Bir arkadaşımız bugün, Ermeni Ayrılıkçılar tarafından yakılan Van'a ait fotoları paylaştığımda Bediüzzaman'ın esaret sonrası Van'a gelişi ile ilgili gözlemlerini aktarmış.
"Harb-i Umumî'de, Rus'un esaretinden kurtulduktan sonra, İstanbul'da iki üç sene Dar-ül Hikmet'te hizmet-i diniye beni orada durdurdu. Sonra Kur'an-ı Hakîm'in irşadıyla ve Gavs-ı A'zam'ın himmetiyle ve ihtiyarlığın intibahıyla İstanbul'daki hayat-ı medeniyeden usanç ve şaşaalı hayat-ı içtimaiyeden bir nefret geldi. "Dâüssıla" tabir edilen iştiyak-ı vatan hissi, beni vatanıma sevketti. Madem öleceğim, vatanımda öleyim diye Van'a gittim. Herşeyden evvel, Van'da Horhor denilen medresemin ziyaretine gittim. Baktım ki; sair Van haneleri gibi onu da Rus istilasında Ermeniler yakmışlardı. Van'ın meşhur kal'ası ki, dağ gibi yekpare taştan ibarettir. Benim medresem onun tam altında ve ona tam bitişiktir. Benim terkettiğim yedi sekiz sene evvel, o medresemdeki hakikaten dost, kardeş, enis talebelerimin hayalleri gözümün önüne geldi. O fedakâr arkadaşlarımın bir kısmı hakikî şehid diğer bir kısmı da o musibet yüzünden manevî şehid olarak vefat etmişlerdi.
Ben ağlamaktan kendimi tutamadım ve kal'anın tâ medresenin üstündeki iki minare yüksekliğinde medreseye nâzır tepesine çıktım, oturdum. Yedi sekiz sene evvelki zamana hayalen gittim. Benim hayalim kuvvetli olduğu için, beni o zamanda hayli gezdirdi. Etrafta kimse yoktu ki, beni o hayalden çevirsin ve o zamandan çeksin. Çünki yalnız idim.
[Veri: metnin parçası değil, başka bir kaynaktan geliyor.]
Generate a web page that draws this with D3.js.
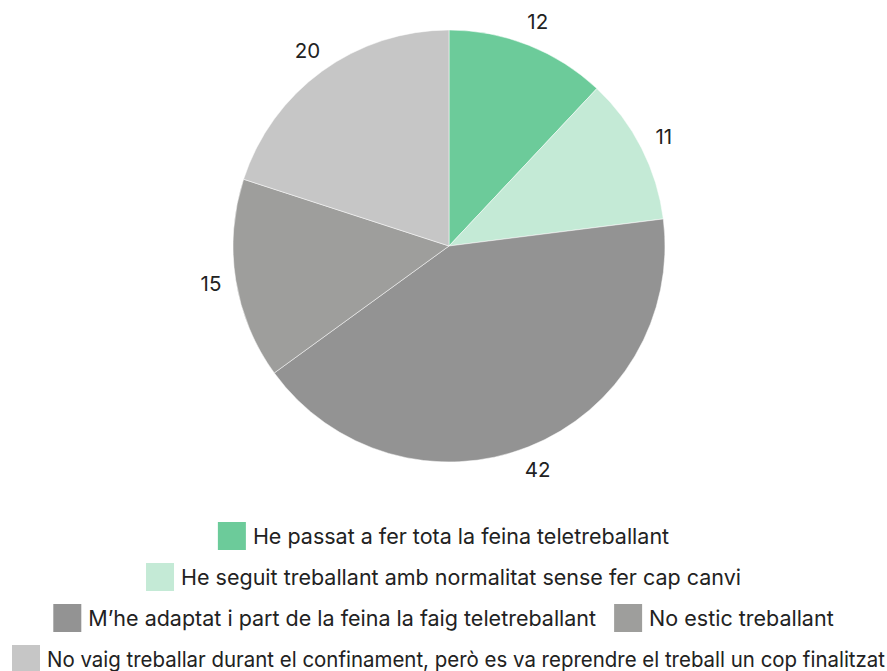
<!DOCTYPE html>
<html>
<head>
  <script src="https://d3js.org/d3.v7.min.js"></script>
  <style>
    body { margin: 0; background: #fff; font-family: Inter, "Noto Sans", sans-serif; }
  </style>
</head>
<body>
<div id="chart"></div>
<script>
  const categories = [
    "He passat a fer tota la feina teletreballant",
    "He seguit treballant amb normalitat sense fer cap canvi",
    "M\u2019he adaptat i part de la feina la faig teletreballant",
    "No estic treballant",
    "No vaig treballar durant el confinament, però es va reprendre el treball un cop finalitzat"
  ];
  const values = [12, 11, 42, 15, 20];
  const colors = ["#6ccb9a", "#c4ead6", "#939393", "#9e9e9c", "#c6c6c6"];

  const width = 887, height = 671;
  const cx = 449, cy = 246, radius = 216;
  const fontSize = "21.5px";

  const svg = d3.select("#chart").append("svg")
    .attr("width", width).attr("height", height);

  const data = categories.map((c, i) => ({ name: c, value: values[i], color: colors[i] }));

  const pie = d3.pie().sort(null).value(d => d.value);
  const arc = d3.arc().innerRadius(0).outerRadius(radius);
  const labelArc = d3.arc().innerRadius(radius + 25).outerRadius(radius + 25);

  const g = svg.append("g").attr("transform", `translate(${cx},${cy})`);
  const arcs = pie(data);

  g.selectAll("path")
    .data(arcs)
    .enter().append("path")
    .attr("d", arc)
    .attr("fill", d => d.data.color)
    .attr("stroke", "#fff")
    .attr("stroke-width", 0.5);

  g.selectAll("text.val")
    .data(arcs)
    .enter().append("text")
    .attr("class", "val")
    .attr("transform", d => `translate(${labelArc.centroid(d)})`)
    .attr("text-anchor", "middle")
    .attr("dy", "0.35em")
    .style("font-size", "20.5px")
    .attr("fill", "#222")
    .text(d => d.data.value);

  // legend: flowing, centred rows
  const box = 28, gap = 7, itemGap = 18, rowH = 41, legendTop = 522, maxW = width - 20;
  const legend = svg.append("g");
  const items = data.map(d => {
    const it = legend.append("g");
    it.append("rect").attr("width", box).attr("height", box).attr("fill", d.color);
    const t = it.append("text")
      .attr("x", box + gap).attr("y", box / 2).attr("dy", "0.35em")
      .style("font-size", fontSize).attr("fill", "#222")
      .text(d.name);
    let w = t.node().getComputedTextLength();
    let over = false;
    if (box + gap + w > width - 14) {
      w = width - 14 - box - gap;
      t.attr("textLength", w).attr("lengthAdjust", "spacingAndGlyphs");
      over = true;
    }
    return { it, w: box + gap + w, over };
  });

  const rows = [];
  let cur = [], curW = 0;
  items.forEach(item => {
    const add = cur.length ? itemGap + item.w : item.w;
    if (cur.length && curW + add > maxW) { rows.push({ items: cur, w: curW }); cur = []; curW = 0; }
    curW += cur.length ? itemGap + item.w : item.w;
    cur.push(item);
  });
  if (cur.length) rows.push({ items: cur, w: curW });

  rows.forEach((row, r) => {
    let x = row.items[0].over ? 12 : (width - row.w) / 2;
    row.items.forEach(item => {
      item.it.attr("transform", `translate(${x},${legendTop + r * rowH})`);
      x += item.w + itemGap;
    });
  });
</script>
</body>
</html>
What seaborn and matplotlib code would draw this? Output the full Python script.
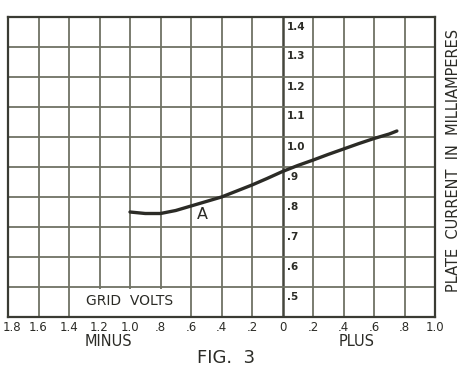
"""
plot.py — Redraw of the vintage 'FIG. 3' grid-volts vs plate-current curve.
"""

import matplotlib
matplotlib.use("Agg")
import matplotlib.pyplot as plt
import matplotlib.patches as mpatches
import matplotlib.transforms as mtransforms
import pandas as pd
import seaborn as sns


# ── Data ─────────────────────────────────────────────────────────────────────
GRID_VOLTS    = [-1.0, -0.9, -0.8, -0.7, -0.6, -0.5, -0.4, -0.3, -0.2, -0.1,
                 0.0, 0.1, 0.2, 0.3, 0.4, 0.5, 0.6, 0.7, 0.75]
PLATE_CURRENT = [0.750, 0.745, 0.745, 0.755, 0.770, 0.785, 0.800, 0.820, 0.840, 0.862,
                 0.885, 0.905, 0.923, 0.942, 0.960, 0.978, 0.995, 1.010, 1.020]

X_TICKS  = [-1.8, -1.6, -1.4, -1.2, -1.0, -0.8, -0.6, -0.4, -0.2, 0.0,
            0.2, 0.4, 0.6, 0.8, 1.0]
X_LABELS = ["1.8", "1.6", "1.4", "1.2", "1.0", ".8", ".6", ".4", ".2", "0",
            ".2", ".4", ".6", ".8", "1.0"]
Y_TICKS  = [0.5, 0.6, 0.7, 0.8, 0.9, 1.0, 1.1, 1.2, 1.3, 1.4]
Y_LABELS = [".5", ".6", ".7", ".8", ".9", "1.0", "1.1", "1.2", "1.3", "1.4"]

INK  = "#2b2b26"
GRID = "#6f7264"

# ── Figure ───────────────────────────────────────────────────────────────────
sns.set_style("white")
plt.rcParams["font.family"] = ["DejaVu Sans"]

fig = plt.figure(figsize=(4.66, 3.71), dpi=100)
ax = fig.add_axes([8 / 466, 1 - 317 / 371, 427 / 466, 300 / 371])

ax.set_xlim(-1.8, 1.0)
ax.set_ylim(0.4, 1.4)

# grid
for x in X_TICKS[1:-1]:
    lw = 1.8 if x == 0 else 1.3
    col = "#45473d" if x == 0 else GRID
    ax.axvline(x, color=col, lw=lw, zorder=1)
for y in Y_TICKS[:-1]:
    ax.axhline(y, color=GRID, lw=1.3, zorder=1)
for side in ax.spines.values():
    side.set_color("#3a3b33")
    side.set_linewidth(1.6)

# curve
df = pd.DataFrame({"volts": GRID_VOLTS, "current": PLATE_CURRENT})
sns.lineplot(data=df, x="volts", y="current", ax=ax, color=INK, lw=2.4, zorder=3)
ax.text(-0.525, 0.742, "A", fontsize=11.5, color=INK, ha="center", va="center")

# y labels inside, right of the zero line
for y, lab in zip(Y_TICKS, Y_LABELS):
    ax.text(0.03, y - 0.015, lab, fontsize=7.5, color=INK, ha="left", va="top",
            fontweight="bold")

# "GRID VOLTS" box in the bottom row
ax.add_patch(mpatches.Rectangle((-1.39, 0.405), 0.78, 0.09, facecolor="white",
                                edgecolor="none", zorder=2))
ax.text(-1.0, 0.452, "GRID  VOLTS", fontsize=10, color=INK,
        ha="center", va="center", zorder=3)

ax.set_xticks(X_TICKS)
ax.set_xticklabels(X_LABELS, fontsize=8.5, color=INK)
ax.set_yticks([])
ax.tick_params(axis="x", length=0, pad=3)
# keep the leftmost label inside the canvas
first = ax.get_xticklabels()[0]
first.set_transform(first.get_transform() +
                    mtransforms.ScaledTranslation(3.5 / 100, 0, fig.dpi_scale_trans))
ax.set_xlabel("")
ax.set_ylabel("")

fig.text(108 / 466, 1 - 342 / 371, "MINUS", fontsize=10.5, color=INK,
         ha="center", va="center")
fig.text(357 / 466, 1 - 342 / 371, "PLUS", fontsize=10.5, color=INK,
         ha="center", va="center")
fig.text(226 / 466, 1 - 358 / 371, "FIG.  3", fontsize=13, color=INK,
         ha="center", va="center")
fig.text(453 / 466, 1 - 160 / 371, "PLATE  CURRENT  IN  MILLIAMPERES",
         fontsize=10.5, color=INK, rotation=90, ha="center", va="center")

fig.savefig("out.png", dpi=100, facecolor="white")
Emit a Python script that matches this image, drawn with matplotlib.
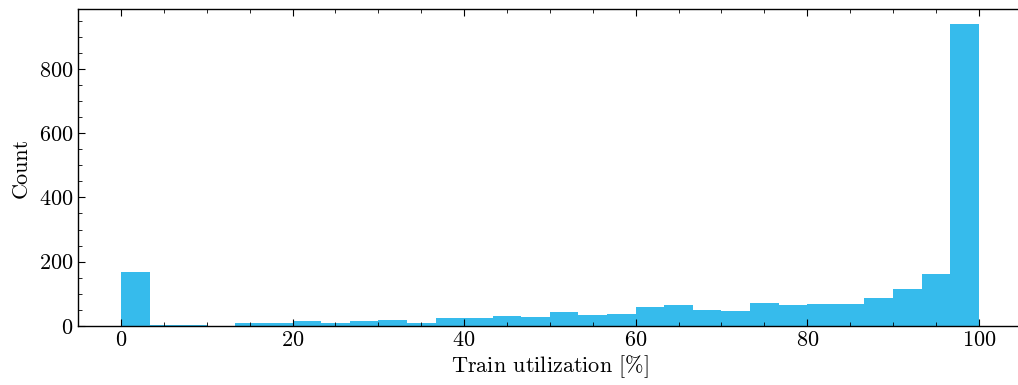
import numpy as np
import matplotlib
matplotlib.use("Agg")
import matplotlib.pyplot as plt
from matplotlib.ticker import MultipleLocator

# Histogram data: 30 equal bins between 0 and 100 % utilization
bin_range = (0, 100)
n_bins = 30
counts = [168, 3, 2, 0, 8, 8, 14, 8, 17, 20,
          8, 24, 24, 30, 27, 43, 33, 36, 59, 65,
          50, 47, 71, 65, 68, 68, 87, 115, 161, 939]
x_label = r"Train utilization [$\%$]"
y_label = "Count"
bar_color = "#36BBEC"

plt.rcParams.update({
    "font.family": "serif",
    "font.serif": ["cmr10", "DejaVu Serif"],
    "mathtext.fontset": "cm",
    "axes.formatter.use_mathtext": True,
    "font.size": 16,
    "axes.unicode_minus": False,
})

edges = np.linspace(bin_range[0], bin_range[1], n_bins + 1)
centers = 0.5 * (edges[:-1] + edges[1:])

fig = plt.figure(figsize=(10.18, 3.85), dpi=100)
ax = fig.add_axes([78 / 1018, 59 / 385, 943.8 / 1018, 317 / 385])
ax.hist(centers, bins=edges, weights=counts, histtype="stepfilled",
        color=bar_color, linewidth=0)

ax.set_xlim(-5, 105)
ax.set_ylim(0, 986)
ax.xaxis.set_major_locator(MultipleLocator(20))
ax.xaxis.set_minor_locator(MultipleLocator(5))
ax.yaxis.set_major_locator(MultipleLocator(200))
ax.yaxis.set_minor_locator(MultipleLocator(50))
ax.tick_params(which="both", direction="in", top=True, right=False, labelsize=16)
ax.tick_params(which="major", length=5, width=0.8)
ax.tick_params(which="minor", length=3, width=0.6)
for s in ax.spines.values():
    s.set_linewidth(1.0)

ax.set_xlabel(x_label, fontsize=16, labelpad=2)
ax.set_ylabel(y_label, fontsize=16, labelpad=6)

fig.savefig("out.png", dpi=100)
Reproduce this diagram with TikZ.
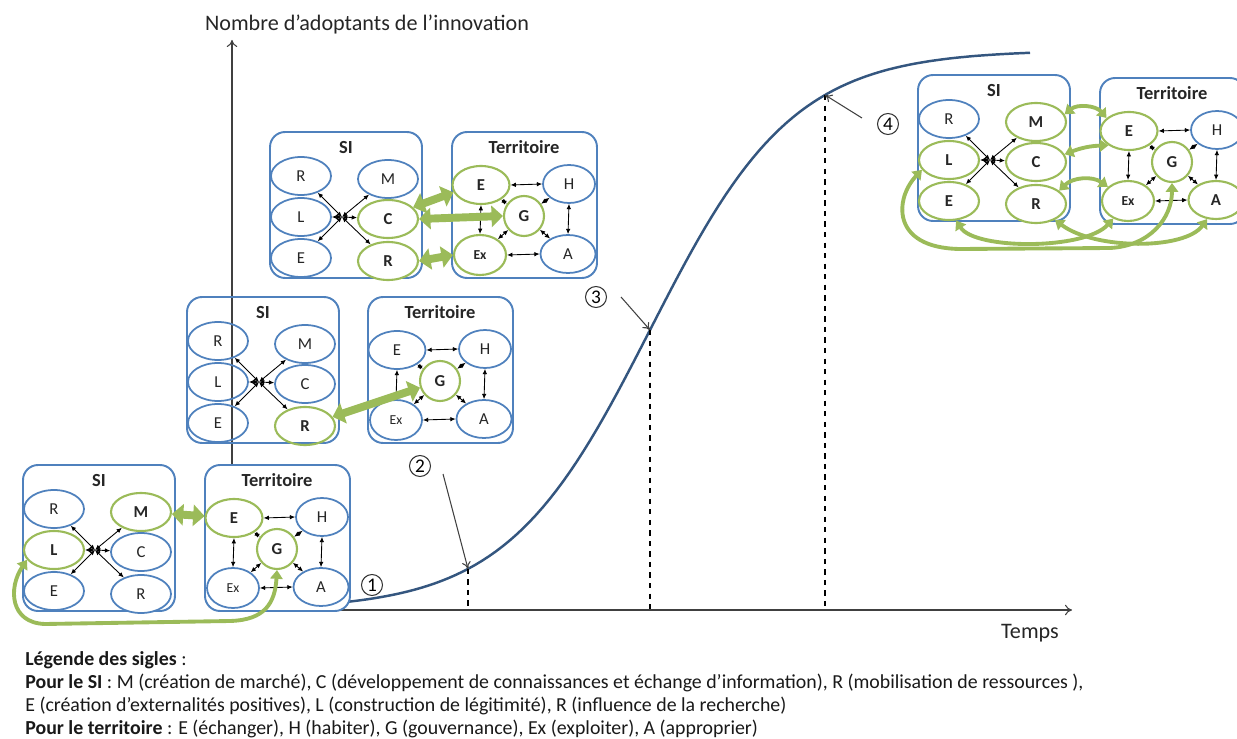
\documentclass[tikz,border=0pt]{standalone}
\usepackage{fontspec}
\setmainfont{Carlito}
\usepackage{tikz}
\usetikzlibrary{arrows.meta,shapes.geometric,calc}
\definecolor{bleuSI}{HTML}{4F81BD}
\definecolor{vertSI}{HTML}{9BBB59}
\definecolor{bleuCourbe}{HTML}{34567F}
\definecolor{gris}{HTML}{404040}
\newcommand{\Pente}{71.8}
\newcommand{\Milieu}{650}
% panneau SI : nom, x, y, puis styles de R, L, E, M, C, R
\newcommand{\PanneauSI}[9]{%
  \node[panel, minimum width=3.04cm] (#1) at (#2+76,#3-73) {};
  \node[titre] (#1-t) at (#2+76,#3-16) {SI};
  \node[sigle, #4] (#1-r) at (#2+31,#3-44) {R};
  \node[sigle, #5] (#1-l) at (#2+31,#3-85) {L};
  \node[sigle, #6] (#1-e) at (#2+31,#3-126) {E};
  \node[sigle, #7] (#1-m) at (#2+118,#3-47) {M};
  \node[sigle, #8] (#1-c) at (#2+118,#3-87) {C};
  \node[sigle, #9] (#1-rr) at (#2+118,#3-129) {R};
  \coordinate (#1-hub) at (#2+72,#3-85);
  \foreach \n in {r,l,e,m,c,rr}
    \draw[fleche] (#1-hub) -- (#1-\n);
}
% panneau territoire : nom, x, y, puis styles de E, H, G, Ex, A
\newcommand{\PanneauTE}[8]{%
  \node[panel, minimum width=2.9cm] (#1) at (#2+72.5,#3-73) {};
  \node[titre] (#1-t) at (#2+72,#3-15) {Territoire};
  \node[sigle, minimum width=1.14cm, #4] (#1-e) at (#2+29,#3-53) {E};
  \node[sigle, minimum width=1.04cm, #5] (#1-h) at (#2+117,#3-52) {H};
  \node[sigle, circle, minimum size=0.8cm, #6] (#1-g) at (#2+72,#3-84) {G};
  \node[sigle, minimum width=1.04cm, minimum height=0.8cm, #7] (#1-x) at (#2+28,#3-123) {\fontsize{7.8}{9}\selectfont Ex};
  \node[sigle, minimum width=1.1cm, #8] (#1-a) at (#2+116,#3-122) {A};
  \draw[fleche] (#1-e.east) -- (#1-h.west);
  \draw[fleche] (#1-e.south) -- (#1-x.north);
  \draw[fleche] (#1-h.south) -- (#1-a.north);
  \draw[fleche] (#1-x.east) -- (#1-a.west);
  \foreach \n in {e,h,x,a}
    \draw[fleche] (#1-g) -- (#1-\n);
}

\begin{document}
\begin{tikzpicture}[x=0.02cm, y=0.02cm,
    panel/.style={draw=bleuSI, line width=1.1pt, rounded corners=0.3cm, fill=white, minimum height=2.92cm},
    titre/.style={font=\fontsize{10.5}{12}\selectfont\bfseries, text=black!85},
    sigle/.style={ellipse, draw=bleuSI, line width=1pt, fill=white, minimum width=1.2cm, minimum height=0.76cm, inner sep=0pt, font=\fontsize{9.5}{11}\selectfont, text=black!85},
    passif/.style={draw=bleuSI},
    actif/.style={draw=vertSI, line width=1.2pt, font=\fontsize{9.5}{11}\selectfont\bfseries},
    fleche/.style={{Latex[length=3pt,width=2.6pt]}-{Latex[length=3pt,width=2.6pt]}, line width=0.5pt},
    grosse/.style={draw=vertSI, line width=4.5pt, {Triangle[length=6.5pt,width=12pt]}-{Triangle[length=6.5pt,width=12pt]}},
    boucle/.style={draw=vertSI, line width=2.2pt, {Triangle[length=5pt,width=7pt]}-{Triangle[length=5pt,width=7pt]}},
    axe/.style={draw=gris, line width=0.6pt, -{To[length=4pt,width=6pt]}},
    tirets/.style={line width=0.9pt, dash pattern=on 3pt off 3pt},
    pointe/.style={draw=gris, line width=0.6pt, -{To[length=4pt,width=5pt]}},
    numero/.style={circle, draw=black!80, line width=0.6pt, minimum size=0.42cm, inner sep=0pt, font=\fontsize{11}{12}\selectfont},
    texte/.style={font=\fontsize{12.6}{14}\selectfont, text=black!85},
    legende/.style={font=\fontsize{11.3}{13}\selectfont, text=black!90, anchor=base west, inner sep=0pt}]
  \useasboundingbox (0,0) rectangle (1237,738);

  % axes
  \coordinate (o) at (232,128);
  \coordinate (ymax) at (232,698);
  \coordinate (xmax) at (1072,128);
  \draw[axe] (o) -- (ymax);
  \draw[axe] (o) -- (xmax);

  % courbe de diffusion
  \draw[draw=bleuCourbe, line width=1.4pt] plot[domain=225:1030, samples=120]
    (\x, {128+560/(1+exp(-(\x-\Milieu)/\Pente))});
  \coordinate (p2) at (468, {128+560/(1+exp(-(468-\Milieu)/\Pente))});
  \coordinate (p3) at (650, {128+560/(1+exp(-(650-\Milieu)/\Pente))});
  \coordinate (p4) at (825, {128+560/(1+exp(-(825-\Milieu)/\Pente))});
  \draw[tirets] (p2) -- (p2 |- o);
  \draw[tirets] (p3) -- (p3 |- o);
  \draw[tirets] (p4) -- (p4 |- o);

  % etapes
  \node[numero] (n1) at (372,153) {1};
  \node[numero] (n2) at (420,272) {2};
  \node[numero] (n3) at (596,441) {3};
  \node[numero] (n4) at (888,614) {4};
  \draw[pointe] ([shift={(12,-8)}]n2.east) -- (p2);
  \draw[pointe] ([shift={(14,0)}]n3.east) -- (p3);
  \draw[pointe] ([shift={(-15,6)}]n4.west) -- (p4);

  % etape 1
  \PanneauSI{s1}{23}{273}{passif}{actif}{passif}{actif}{passif}{passif}
  \PanneauTE{t1}{205}{273}{actif}{passif}{actif}{passif}{passif}
  % etape 2
  \begin{scope}[panel/.append style={fill=none}, sigle/.append style={fill=none}]
    \PanneauSI{s2}{187}{441}{passif}{passif}{passif}{passif}{passif}{actif}
  \end{scope}
  \PanneauTE{t2}{368}{441}{passif}{passif}{actif}{passif}{passif}
  % etape 3
  \PanneauSI{s3}{270}{606}{passif}{passif}{passif}{passif}{actif}{actif}
  \PanneauTE{t3}{452}{606}{actif}{passif}{actif}{actif}{passif}
  % etape 4
  \PanneauSI{s4}{918}{663}{passif}{actif}{actif}{actif}{actif}{actif}
  \PanneauTE{t4}{1100}{660}{actif}{passif}{actif}{actif}{actif}

  % liens SI - territoire
  \draw[grosse] (s1-m) -- (t1-e);
  \draw[boucle] (s1-l.200) .. controls (8,150) and (10,115) .. (45,114) -- (230,117)
    .. controls (265,118) and (275,135) .. (t1-g.south);
  \draw[grosse] (s2-rr) -- (t2-g);
  \draw[grosse] (s3-c.25) -- (t3-e.195);
  \draw[grosse] (s3-c.east) -- (t3-g.west);
  \draw[grosse] (s3-rr.east) -- (t3-x.west);
  \draw[boucle] (s4-m.15) to[bend left=45] (t4-e.150);
  \draw[boucle] (s4-c.15) to[bend left=10] (t4-e.215);
  \draw[boucle] (s4-rr.30) to[bend left=40] (t4-x.145);
  \draw[boucle] (s4-e.290) .. controls (975,488) and (1085,488) .. (t4-x.230);
  \draw[boucle] (s4-rr.320) .. controls (1095,488) and (1185,488) .. (t4-a.245);
  \draw[boucle] (s4-l.200) .. controls (895,540) and (890,490) .. (960,489) -- (1110,490)
    .. controls (1150,492) and (1172,520) .. (t4-g.south);

  % textes
  \node[texte, anchor=base] (ordonnee) at (367,707) {Nombre d’adoptants de l’innovation};
  \node[texte, anchor=base] (abscisse) at (1030,100) {Temps};
  \node[legende] (leg1) at (25,73) {\textbf{Légende des sigles} :};
  \node[legende] (leg2) at (25,50) {\textbf{Pour le SI} : M (création de marché), C (développement de connaissances et échange d’information), R (mobilisation de ressources ),};
  \node[legende] (leg3) at (25,27) {E (création d’externalités positives), L (construction de légitimité), R (influence de la recherche)};
  \node[legende] (leg4) at (25,4) {\textbf{Pour le territoire} : E (échanger), H (habiter), G (gouvernance), Ex (exploiter), A (approprier)};
\end{tikzpicture}
\end{document}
Yedi sekiz sene zarfında, gözümü açtıkça bir asır zaman geçmiş kadar bir tahavvülât görüyordum. Baktım ki benim medresemin etrafındaki şehir içi Kal'a dibi mevkii, bütün baştan aşağıya kadar yandırılmış, tahrib edilmiş. Evvelki gördüğümden şimdiki gördüğüme, güya iki yüz sene sonra dünyaya gelip, öyle hazîn nazarla baktım. O hanelerdeki adamların çoğu ile dost ve ahbab idim. Kısm-ı a'zamı ALLAH rahmet etsin muhaceret ile vefat etmişler, gurbette perişan olmuşlardı. Hem Ermeni mahallesinden başka Van'ın bütün müslümanlarının haneleri tahrib edilmiş gördüm. Benim kalbim en derinden sızladı. O kadar rikkatime dokundu ki, binler gözüm olsaydı beraber ağlayacaktı."